Burnt transmission fluid and a hog house that the feeder overflowed and soaked up all the waste.
 
Skunk reminds me of high school days

I’ll go a different direction with this...but one of my dad’s prized possessions was his hunting cover scent. Wisconsin deer season, was/is only like 10 days, if he didn’t harvest a deer, it probably meant we wouldn’t have meat for a while. So his ‘advantage’ was real skunk scent...no synthetic stuff...it was rather expensive comparatively speaking (maybe $20-30/oz at the time), but it was all we used for years. So any time I catch a whiff of a dead one, it’s almost euphoric for me, while the rest of the car is gagging for air.
 
I’ll go a different direction with this...but one of my dad’s prized possessions was his hunting cover scent. Wisconsin deer season, was/is only like 10 days, if he didn’t harvest a deer, it probably meant we wouldn’t have meat for a while.
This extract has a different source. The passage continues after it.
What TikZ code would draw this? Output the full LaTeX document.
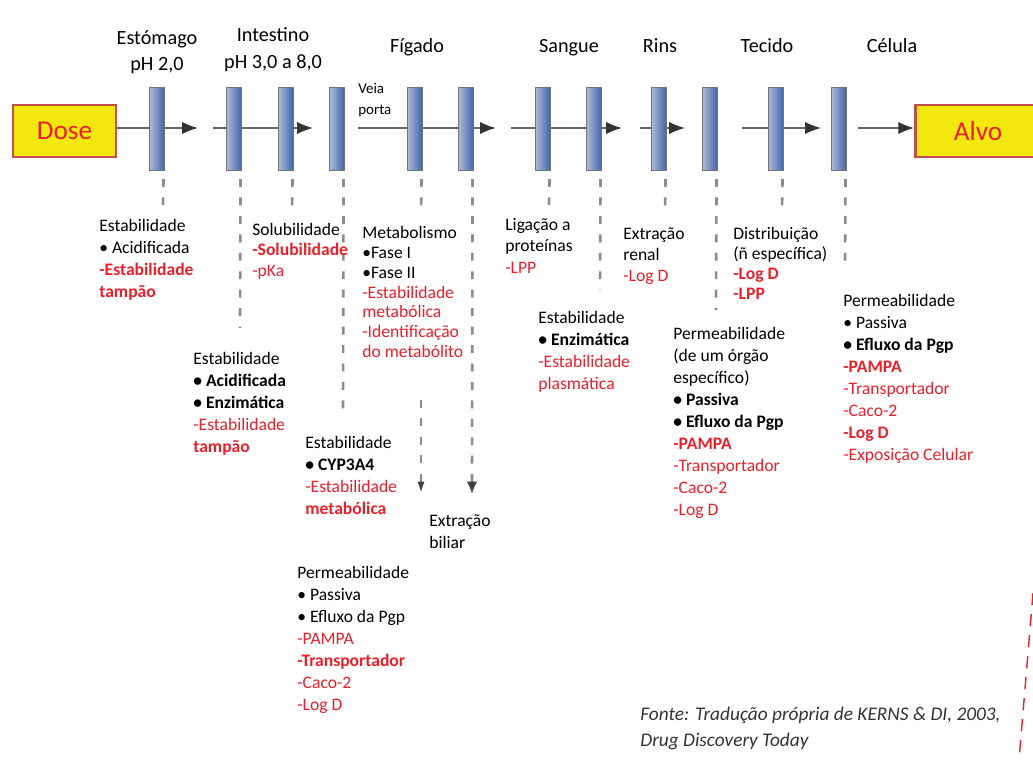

So his ‘advantage’ was real skunk scent...no synthetic stuff...it was rather expensive comparatively speaking (maybe $20-30/oz at the time), but it was all we used for years. So any time I catch a whiff of a dead one, it’s almost euphoric for me, while the rest of the car is gagging for air.
My and my sisters super power is we can’t smell a skunk. Don’t know why but from what I hear I’ll take it.